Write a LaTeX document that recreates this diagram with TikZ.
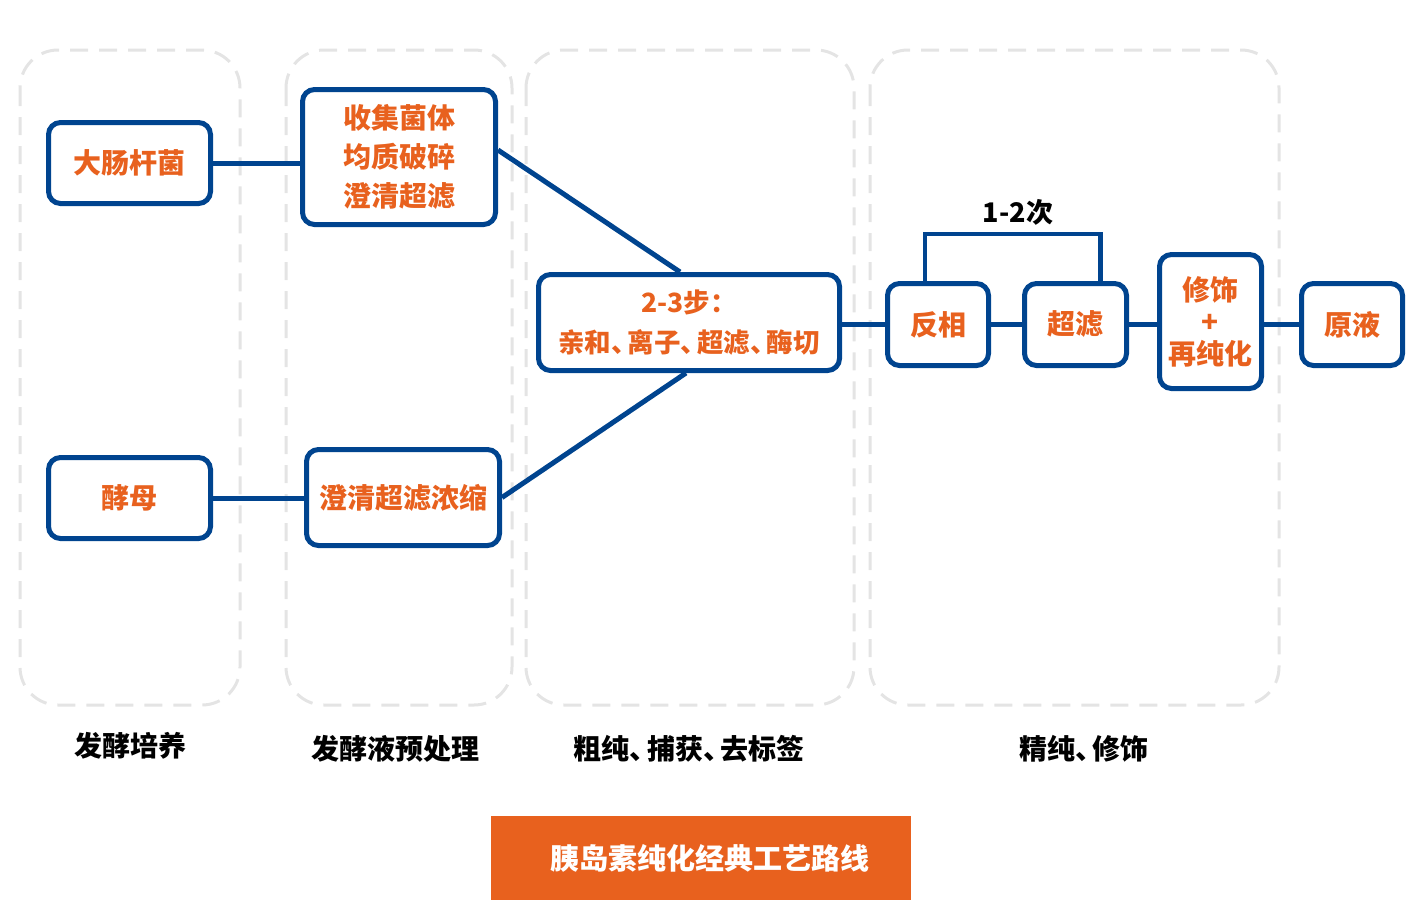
\documentclass[tikz,border=0pt]{standalone}
\usepackage{fontspec}
\setmainfont{Noto Sans CJK SC}
\usetikzlibrary{positioning}
\definecolor{routeblue}{HTML}{00448F}
\definecolor{routeorange}{HTML}{E8611E}
\definecolor{panelgray}{HTML}{E4E4E4}
\newcommand{\dunhao}{\makebox[0.62em][l]{、}}

\begin{document}
\begin{tikzpicture}[
    x=1pt, y=-1pt,
    font=\fontsize{28pt}{39pt}\selectfont\bfseries,
    stepbox/.style={
        draw=routeblue,
        fill=white,
        line width=5pt,
        rounded corners=12pt,
        align=center,
        inner sep=0pt,
        text=routeorange
    },
    stagepanel/.style={draw=panelgray, line width=3pt, dash pattern=on 18pt off 11pt, rounded corners=38pt},
    stagelabel/.style={text=black},
    titlebar/.style={fill=routeorange, text=white, inner sep=0pt, minimum width=420pt, minimum height=84pt},
    link/.style={draw=routeblue, line width=5pt}
]
\useasboundingbox (0,0) rectangle (1424,900);
% stage panels
\draw[stagepanel] (20,50) rectangle (240,705);
\draw[stagepanel] (286,50) rectangle (512,705);
\draw[stagepanel] (526,50) rectangle (854,705);
\draw[stagepanel] (870,50) rectangle (1279,705);
% process steps
\node[stepbox, minimum width=162pt, minimum height=81pt] (ecoli) at (129.5,163) {大肠杆菌};
\node[stepbox, minimum width=193pt, minimum height=135pt] (collect) at (399,157) {收集菌体\\均质破碎\\澄清超滤};
\node[stepbox, minimum width=162pt, minimum height=81pt] (yeast) at (129.5,498) {酵母};
\node[stepbox, minimum width=193pt, minimum height=96pt] (clarify) at (403,497.5) {澄清超滤浓缩};
\node[stepbox, minimum width=301pt, minimum height=96pt, font=\fontsize{26.5pt}{40pt}\selectfont\bfseries] (capture) at (689,322.5)
    {2-3步：\\亲和\dunhao 离子\dunhao 超滤\dunhao 酶切};
\node[stepbox, minimum width=101pt, minimum height=82pt] (rp) at (938,324.5) {反相};
\node[stepbox, minimum width=102pt, minimum height=82pt] (uf) at (1075.5,324.5) {超滤};
\node[stepbox, minimum width=102pt, minimum height=134pt] (modify) at (1210.5,321.5) {修饰\\[-7pt]+\\[-7pt]再纯化};
\node[stepbox, minimum width=101pt, minimum height=82pt] (bulk) at (1352,324.5) {原液};
% connectors
\draw[link] (ecoli) -- (ecoli -| collect.west);
\draw[link] (yeast) -- (yeast -| clarify.west);
\draw[link] ([yshift=7pt]collect.east) -- ([xshift=-9pt]capture.north);
\draw[link] (clarify.east) -- ([xshift=-3pt]capture.south);
\draw[link] (capture.east |- rp) -- (rp);
\draw[link] (rp) -- (uf);
\draw[link] (uf) -- (uf -| modify.west);
\draw[link] (uf -| modify.east) -- (bulk);
\coordinate (looptop) at (1012,234);
\draw[link, line width=4.5pt] ([xshift=-13pt]rp.north) |- (looptop) -| ([xshift=25pt]uf.north);
\node[stagelabel, font=\fontsize{27pt}{30pt}\selectfont\bfseries] (repeat) at (1018,212) {1-2次};
% stage names
\node[stagelabel] (culture) at (130,746) {发酵培养};
\node[stagelabel] (pretreat) at (395,749) {发酵液预处理};
\node[stagelabel] (crude) at (689,749) {粗纯\dunhao 捕获\dunhao 去标签};
\node[stagelabel] (polish) at (1084,749) {精纯\dunhao 修饰};
\node[titlebar, font=\fontsize{29pt}{34pt}\selectfont\bfseries] (title) at (701,858) {\hspace*{18pt}\raisebox{-4pt}{胰岛素纯化经典工艺路线}};
\end{tikzpicture}
\end{document}
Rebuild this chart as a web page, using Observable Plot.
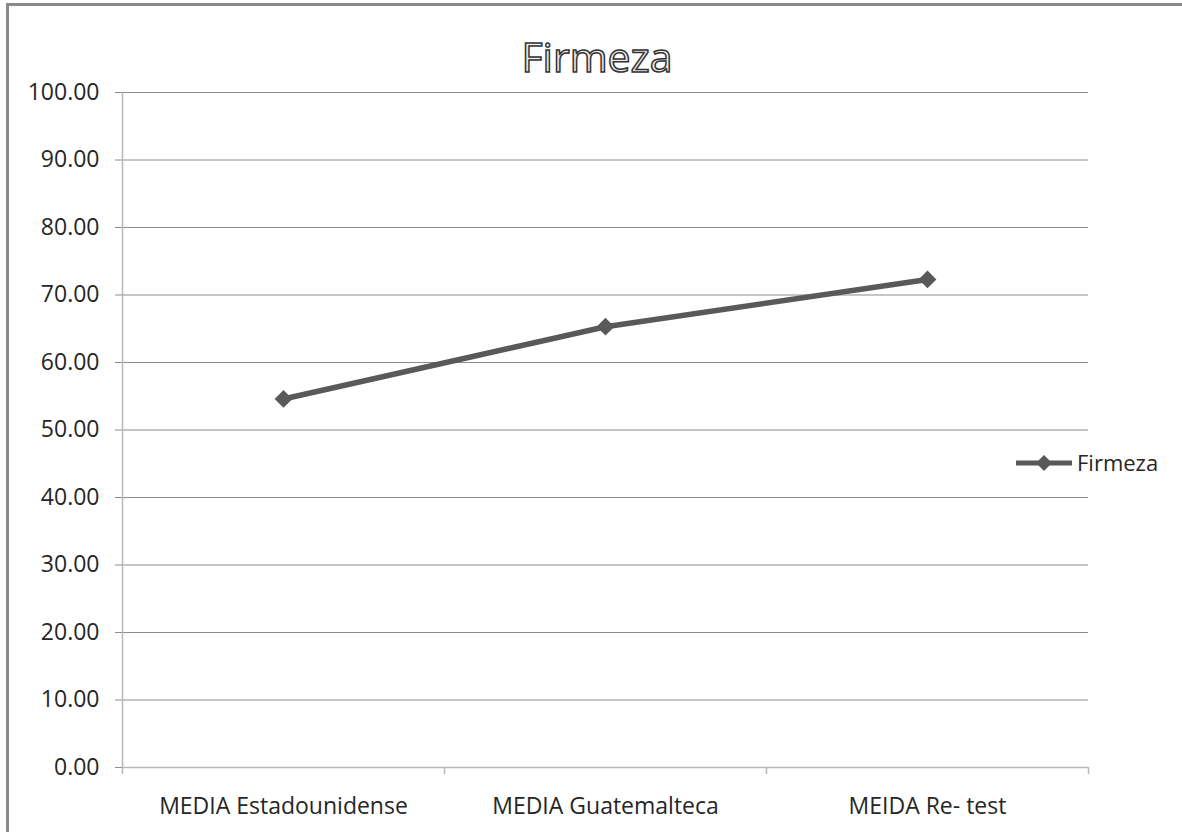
<!DOCTYPE html>
<html>
<head>
<meta charset="utf-8">
<script src="https://cdn.jsdelivr.net/npm/d3@7"></script>
<script src="https://cdn.jsdelivr.net/npm/@observablehq/plot@0.6"></script>
<style>
  html, body { margin: 0; padding: 0; background: #ffffff; }
  #chart { position: relative; width: 1182px; height: 832px; overflow: hidden; font-family: "Open Sans", sans-serif; }
  #frame { position: absolute; left: 6px; top: 3px; right: 0; bottom: 0; border-left: 3px solid #8a8a8a; border-top: 3px solid #8a8a8a; }
  #plot { position: absolute; left: 0; top: 0; }
  #overlay { position: absolute; left: 0; top: 0; pointer-events: none; }
</style>
</head>
<body>
<div id="chart">
  <div id="frame"></div>
  <div id="plot"></div>
  <svg id="overlay" width="1182" height="832"></svg>
</div>
<script>
// Firmeza means per group
const categories = ["MEDIA Estadounidense", "MEDIA Guatemalteca", "MEIDA Re- test"];
const firmeza = [54.6, 65.3, 72.3];
const yTicks = [0, 10, 20, 30, 40, 50, 60, 70, 80, 90, 100];
const chartTitle = "Firmeza";
const seriesName = "Firmeza";

const lineColor = "#595959";
const gridColor = "#8c8c8c";
const axisColor = "#b8b8b8";
const textColor = "#262626";

// each category sits in the middle of its own slot on a 0..n axis
const rows = categories.map((c, i) => ({cat: c, pos: i + 0.5, value: firmeza[i]}));
const boundaries = d3.range(categories.length + 1);

const chart = Plot.plot({
  width: 1182,
  height: 832,
  marginLeft: 122,
  marginRight: 94,
  marginTop: 92,
  marginBottom: 65,
  style: {fontFamily: "'Open Sans', sans-serif", fontSize: "23px", background: "transparent", color: textColor},
  x: {type: "linear", domain: [0, categories.length], axis: null},
  y: {domain: [0, 100], axis: null},
  marks: [
    Plot.ruleY(yTicks.filter(v => v > 0), {stroke: gridColor, strokeWidth: 1}),
    Plot.ruleX([0], {y1: 0, y2: 100, stroke: axisColor, strokeWidth: 1.5}),
    Plot.ruleY([0], {stroke: axisColor, strokeWidth: 1.5}),
    Plot.axisY({
      ticks: yTicks, tickSize: 7, tickPadding: 16, label: null,
      tickFormat: d => d.toFixed(2), stroke: gridColor, fill: textColor, fontSize: 23
    }),
    Plot.axisX({
      ticks: boundaries, tickSize: 7, tickFormat: () => "", label: null, stroke: axisColor, strokeWidth: 1.5
    }),
    Plot.axisX({
      ticks: rows.map(d => d.pos), tickSize: 0, tickPadding: 30, label: null,
      tickFormat: v => categories[Math.floor(v)], fill: textColor, fontSize: 23
    }),
    Plot.line(rows, {x: "pos", y: "value", stroke: lineColor, strokeWidth: 5.5}),
    Plot.dot(rows, {x: "pos", y: "value", symbol: "diamond2", r: 8, fill: lineColor, stroke: null})
  ]
});
document.getElementById("plot").appendChild(chart);

// title and legend
const overlay = d3.select("#overlay");
overlay.append("text")
  .attr("x", 597).attr("y", 72)
  .attr("text-anchor", "middle")
  .attr("font-family", "'Open Sans', sans-serif")
  .attr("font-size", 41)
  .attr("fill", "#ececec")
  .attr("stroke", "#333333")
  .attr("stroke-width", 1.5)
  .text(chartTitle);

const legend = overlay.append("g").attr("transform", "translate(1016,463)");
legend.append("line").attr("x1", 0).attr("x2", 56).attr("y1", 0).attr("y2", 0)
  .attr("stroke", lineColor).attr("stroke-width", 5);
legend.append("path").attr("d", "M28,-8L36,0L28,8L20,0Z").attr("fill", lineColor);
legend.append("text").attr("x", 61).attr("y", 8)
  .attr("font-family", "'Open Sans', sans-serif").attr("font-size", 22)
  .attr("fill", textColor).text(seriesName);
</script>
</body>
</html>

* _PROBLEM TO WORK ON_
Repeat the material above word for word, please, apart from its images.

* _RESULT FOR THIS EXERCISE_
Write a LaTeX document that recreates this diagram with TikZ.
\documentclass[tikz,border=0pt]{standalone}
\usepackage{fontspec}
\setmainfont{Noto Sans CJK SC}
\usetikzlibrary{positioning}
\definecolor{routeblue}{HTML}{00448F}
\definecolor{routeorange}{HTML}{E8611E}
\definecolor{panelgray}{HTML}{E4E4E4}
\newcommand{\dunhao}{\makebox[0.62em][l]{、}}

\begin{document}
\begin{tikzpicture}[
    x=1pt, y=-1pt,
    font=\fontsize{28pt}{39pt}\selectfont\bfseries,
    stepbox/.style={
        draw=routeblue,
        fill=white,
        line width=5pt,
        rounded corners=12pt,
        align=center,
        inner sep=0pt,
        text=routeorange
    },
    stagepanel/.style={draw=panelgray, line width=3pt, dash pattern=on 18pt off 11pt, rounded corners=38pt},
    stagelabel/.style={text=black},
    titlebar/.style={fill=routeorange, text=white, inner sep=0pt, minimum width=420pt, minimum height=84pt},
    link/.style={draw=routeblue, line width=5pt}
]
\useasboundingbox (0,0) rectangle (1424,900);
% stage panels
\draw[stagepanel] (20,50) rectangle (240,705);
\draw[stagepanel] (286,50) rectangle (512,705);
\draw[stagepanel] (526,50) rectangle (854,705);
\draw[stagepanel] (870,50) rectangle (1279,705);
% process steps
\node[stepbox, minimum width=162pt, minimum height=81pt] (ecoli) at (129.5,163) {大肠杆菌};
\node[stepbox, minimum width=193pt, minimum height=135pt] (collect) at (399,157) {收集菌体\\均质破碎\\澄清超滤};
\node[stepbox, minimum width=162pt, minimum height=81pt] (yeast) at (129.5,498) {酵母};
\node[stepbox, minimum width=193pt, minimum height=96pt] (clarify) at (403,497.5) {澄清超滤浓缩};
\node[stepbox, minimum width=301pt, minimum height=96pt, font=\fontsize{26.5pt}{40pt}\selectfont\bfseries] (capture) at (689,322.5)
    {2-3步：\\亲和\dunhao 离子\dunhao 超滤\dunhao 酶切};
\node[stepbox, minimum width=101pt, minimum height=82pt] (rp) at (938,324.5) {反相};
\node[stepbox, minimum width=102pt, minimum height=82pt] (uf) at (1075.5,324.5) {超滤};
\node[stepbox, minimum width=102pt, minimum height=134pt] (modify) at (1210.5,321.5) {修饰\\[-7pt]+\\[-7pt]再纯化};
\node[stepbox, minimum width=101pt, minimum height=82pt] (bulk) at (1352,324.5) {原液};
% connectors
\draw[link] (ecoli) -- (ecoli -| collect.west);
\draw[link] (yeast) -- (yeast -| clarify.west);
\draw[link] ([yshift=7pt]collect.east) -- ([xshift=-9pt]capture.north);
\draw[link] (clarify.east) -- ([xshift=-3pt]capture.south);
\draw[link] (capture.east |- rp) -- (rp);
\draw[link] (rp) -- (uf);
\draw[link] (uf) -- (uf -| modify.west);
\draw[link] (uf -| modify.east) -- (bulk);
\coordinate (looptop) at (1012,234);
\draw[link, line width=4.5pt] ([xshift=-13pt]rp.north) |- (looptop) -| ([xshift=25pt]uf.north);
\node[stagelabel, font=\fontsize{27pt}{30pt}\selectfont\bfseries] (repeat) at (1018,212) {1-2次};
% stage names
\node[stagelabel] (culture) at (130,746) {发酵培养};
\node[stagelabel] (pretreat) at (395,749) {发酵液预处理};
\node[stagelabel] (crude) at (689,749) {粗纯\dunhao 捕获\dunhao 去标签};
\node[stagelabel] (polish) at (1084,749) {精纯\dunhao 修饰};
\node[titlebar, font=\fontsize{29pt}{34pt}\selectfont\bfseries] (title) at (701,858) {\hspace*{18pt}\raisebox{-4pt}{胰岛素纯化经典工艺路线}};
\end{tikzpicture}
\end{document}
Rebuild this chart as a web page, using Observable Plot.
<!DOCTYPE html>
<html>
<head>
<meta charset="utf-8">
<script src="https://cdn.jsdelivr.net/npm/d3@7"></script>
<script src="https://cdn.jsdelivr.net/npm/@observablehq/plot@0.6"></script>
<style>
  html, body { margin: 0; padding: 0; background: #ffffff; }
  #chart { position: relative; width: 1182px; height: 832px; overflow: hidden; font-family: "Open Sans", sans-serif; }
  #frame { position: absolute; left: 6px; top: 3px; right: 0; bottom: 0; border-left: 3px solid #8a8a8a; border-top: 3px solid #8a8a8a; }
  #plot { position: absolute; left: 0; top: 0; }
  #overlay { position: absolute; left: 0; top: 0; pointer-events: none; }
</style>
</head>
<body>
<div id="chart">
  <div id="frame"></div>
  <div id="plot"></div>
  <svg id="overlay" width="1182" height="832"></svg>
</div>
<script>
// Firmeza means per group
const categories = ["MEDIA Estadounidense", "MEDIA Guatemalteca", "MEIDA Re- test"];
const firmeza = [54.6, 65.3, 72.3];
const yTicks = [0, 10, 20, 30, 40, 50, 60, 70, 80, 90, 100];
const chartTitle = "Firmeza";
const seriesName = "Firmeza";

const lineColor = "#595959";
const gridColor = "#8c8c8c";
const axisColor = "#b8b8b8";
const textColor = "#262626";

// each category sits in the middle of its own slot on a 0..n axis
const rows = categories.map((c, i) => ({cat: c, pos: i + 0.5, value: firmeza[i]}));
const boundaries = d3.range(categories.length + 1);

const chart = Plot.plot({
  width: 1182,
  height: 832,
  marginLeft: 122,
  marginRight: 94,
  marginTop: 92,
  marginBottom: 65,
  style: {fontFamily: "'Open Sans', sans-serif", fontSize: "23px", background: "transparent", color: textColor},
  x: {type: "linear", domain: [0, categories.length], axis: null},
  y: {domain: [0, 100], axis: null},
  marks: [
    Plot.ruleY(yTicks.filter(v => v > 0), {stroke: gridColor, strokeWidth: 1}),
    Plot.ruleX([0], {y1: 0, y2: 100, stroke: axisColor, strokeWidth: 1.5}),
    Plot.ruleY([0], {stroke: axisColor, strokeWidth: 1.5}),
    Plot.axisY({
      ticks: yTicks, tickSize: 7, tickPadding: 16, label: null,
      tickFormat: d => d.toFixed(2), stroke: gridColor, fill: textColor, fontSize: 23
    }),
    Plot.axisX({
      ticks: boundaries, tickSize: 7, tickFormat: () => "", label: null, stroke: axisColor, strokeWidth: 1.5
    }),
    Plot.axisX({
      ticks: rows.map(d => d.pos), tickSize: 0, tickPadding: 30, label: null,
      tickFormat: v => categories[Math.floor(v)], fill: textColor, fontSize: 23
    }),
    Plot.line(rows, {x: "pos", y: "value", stroke: lineColor, strokeWidth: 5.5}),
    Plot.dot(rows, {x: "pos", y: "value", symbol: "diamond2", r: 8, fill: lineColor, stroke: null})
  ]
});
document.getElementById("plot").appendChild(chart);

// title and legend
const overlay = d3.select("#overlay");
overlay.append("text")
  .attr("x", 597).attr("y", 72)
  .attr("text-anchor", "middle")
  .attr("font-family", "'Open Sans', sans-serif")
  .attr("font-size", 41)
  .attr("fill", "#ececec")
  .attr("stroke", "#333333")
  .attr("stroke-width", 1.5)
  .text(chartTitle);

const legend = overlay.append("g").attr("transform", "translate(1016,463)");
legend.append("line").attr("x1", 0).attr("x2", 56).attr("y1", 0).attr("y2", 0)
  .attr("stroke", lineColor).attr("stroke-width", 5);
legend.append("path").attr("d", "M28,-8L36,0L28,8L20,0Z").attr("fill", lineColor);
legend.append("text").attr("x", 61).attr("y", 8)
  .attr("font-family", "'Open Sans', sans-serif").attr("font-size", 22)
  .attr("fill", textColor).text(seriesName);
</script>
</body>
</html>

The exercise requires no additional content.